Problem » Leaving the pictures out, print the lines from the first line of the listing through the line containing "if v < 0 else", exactly as they read, and no others.

|---|

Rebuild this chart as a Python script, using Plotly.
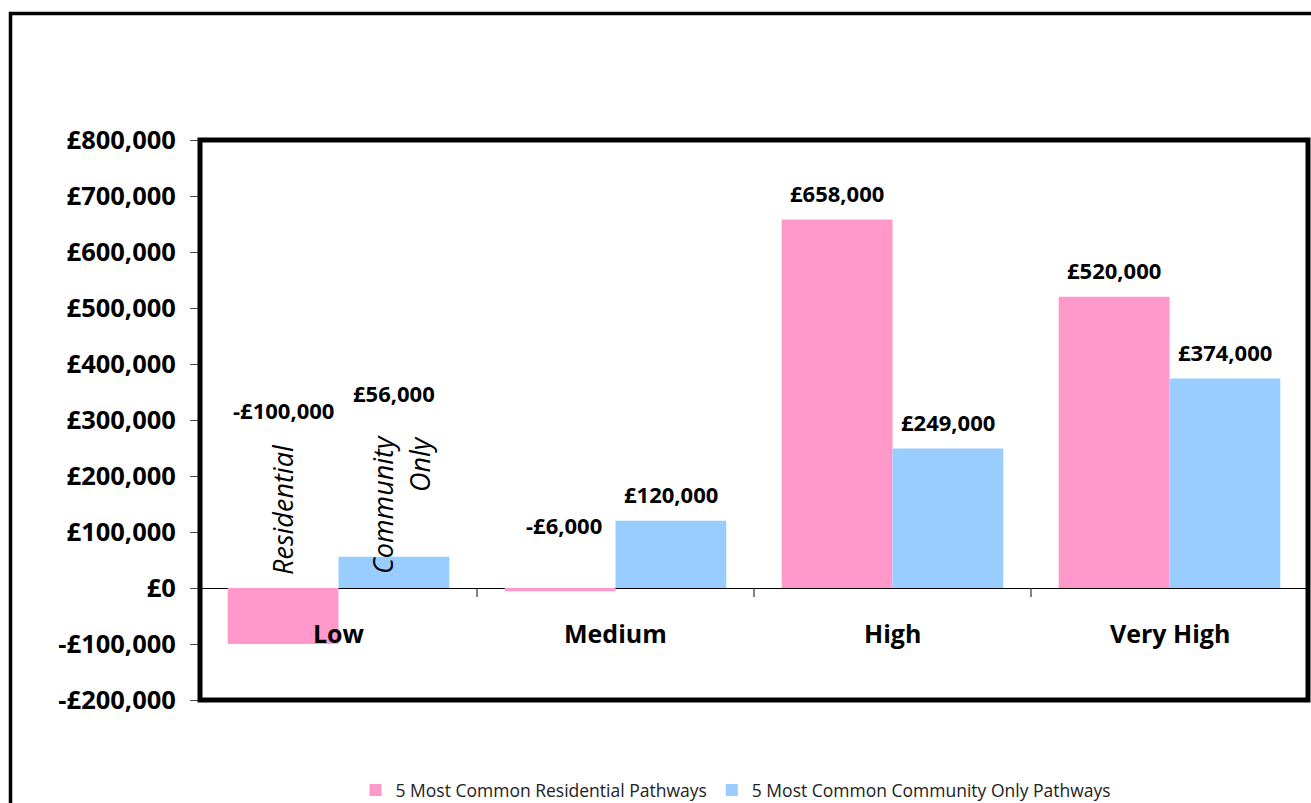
import plotly.graph_objects as go

# ---- data -------------------------------------------------------------
categories = ["Low", "Medium", "High", "Very High"]
residential = [-100000, -6000, 658000, 520000]
community_only = [56000, 120000, 249000, 374000]
series_names = ["5 Most Common Residential Pathways",
                "5 Most Common Community Only Pathways"]
y_ticks = [-200000, -100000, 0, 100000, 200000, 300000, 400000,
           500000, 600000, 700000, 800000]

# ---- styling ----------------------------------------------------------
PINK = "#FF99CC"
BLUE = "#99CCFF"
FONT = "Open Sans, Lato, sans-serif"

FIG_W, FIG_H = 1311, 803
PL, PT, PW, PH = 200, 140, 1108, 560  # plot area in pixels


def px_x(x):
    return (x - PL) / PW


def px_y(y):
    return (PT + PH - y) / PH


def money(v):
    return ("-" if v < 0 else "") + "£{:,}".format(abs(v))


fig = go.Figure()
fig.add_trace(go.Bar(x=categories, y=residential, name=series_names[0],
                     marker=dict(color=PINK, line=dict(width=0))))
fig.add_trace(go.Bar(x=categories, y=community_only, name=series_names[1],
                     marker=dict(color=BLUE, line=dict(width=0))))

# value labels above each bar; a few were nudged by hand
half_bar = 55.5
nudges = {(0, "Low"): (0, 178), (1, "Low"): (0, 164), (0, "Medium"): (4, 63)}
for si, values in enumerate([residential, community_only]):
    for cat, v in zip(categories, values):
        dx, dy = nudges.get((si, cat), (0, 27))
        fig.add_annotation(
            x=cat, y=max(v, 0), xref="x", yref="y",
            xshift=(-half_bar if si == 0 else half_bar) + dx, yshift=dy,
            text=money(v), showarrow=False, yanchor="middle",
            font=dict(family=FONT, size=22, color="black", weight="bold"))

# category names drawn inside the plot, below the zero line
for cat in categories:
    fig.add_annotation(x=cat, y=0, xref="x", yref="y", yshift=-45,
                       text=cat, showarrow=False, yanchor="middle",
                       font=dict(family=FONT, size=25, color="black",
                                 weight="bold"))

# rotated series captions over the "Low" group
for txt, cx, cy in [("Residential", 282, 510), ("Community", 382, 505),
                    ("Only", 420, 464)]:
    fig.add_annotation(x=px_x(cx), y=px_y(cy), xref="paper", yref="paper",
                       text=txt, showarrow=False, textangle=-90,
                       xanchor="center", yanchor="middle",
                       font=dict(family=FONT, size=27, color="black",
                                 style="italic"))

shapes = []
# short separator ticks between categories on the zero line
for i in range(len(categories) - 1):
    shapes.append(dict(type="line", xref="x", yref="y", x0=i + 0.5, x1=i + 0.5,
                       ysizemode="pixel", yanchor=0, y0=0, y1=-9,
                       line=dict(color="#333333", width=1.2)))
# heavy plot-area border
shapes.append(dict(type="rect", xref="paper", yref="paper", x0=0, x1=1,
                   y0=0, y1=1, line=dict(color="black", width=5),
                   layer="above"))
# outer chart frame
shapes.append(dict(type="rect", xref="paper", yref="paper",
                   x0=px_x(10.5), x1=px_x(1330), y0=px_y(830), y1=px_y(13.5),
                   line=dict(color="black", width=3.5), layer="below"))

fig.update_layout(
    width=FIG_W, height=FIG_H,
    margin=dict(l=PL, r=FIG_W - PL - PW, t=PT, b=FIG_H - PT - PH,
                autoexpand=False),
    paper_bgcolor="white", plot_bgcolor="white",
    barmode="group", bargap=0.2, bargroupgap=0,
    shapes=shapes,
    showlegend=True,
    legend=dict(orientation="h", x=px_x(736), y=px_y(790),
                xanchor="center", yanchor="middle",
                font=dict(family=FONT, size=17.5, color="#222222"),
                itemclick=False, itemdoubleclick=False),
    xaxis=dict(showticklabels=False, showgrid=False, ticks="",
               showline=False, zeroline=False, fixedrange=True),
    yaxis=dict(range=[-200000, 800000], tickvals=y_ticks,
               ticktext=[money(v) for v in y_ticks],
               showgrid=False, showline=False,
               zeroline=True, zerolinecolor="black", zerolinewidth=1.2,
               ticks="outside", ticklen=9, tickcolor="#444444", tickwidth=1.2,
               ticklabelstandoff=9,
               tickfont=dict(family=FONT, size=25.5, color="black",
                             weight="bold"),
               automargin=False, fixedrange=True),
)

fig.write_html("out.html", config={"displayModeBar": False})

|---|

Output below »
Rebuild this chart as a Python script, using Plotly.
import plotly.graph_objects as go

# ---- data -------------------------------------------------------------
categories = ["Low", "Medium", "High", "Very High"]
residential = [-100000, -6000, 658000, 520000]
community_only = [56000, 120000, 249000, 374000]
series_names = ["5 Most Common Residential Pathways",
                "5 Most Common Community Only Pathways"]
y_ticks = [-200000, -100000, 0, 100000, 200000, 300000, 400000,
           500000, 600000, 700000, 800000]

# ---- styling ----------------------------------------------------------
PINK = "#FF99CC"
BLUE = "#99CCFF"
FONT = "Open Sans, Lato, sans-serif"

FIG_W, FIG_H = 1311, 803
PL, PT, PW, PH = 200, 140, 1108, 560  # plot area in pixels


def px_x(x):
    return (x - PL) / PW


def px_y(y):
    return (PT + PH - y) / PH


def money(v):
    return ("-" if v < 0 else "") + "£{:,}".format(abs(v))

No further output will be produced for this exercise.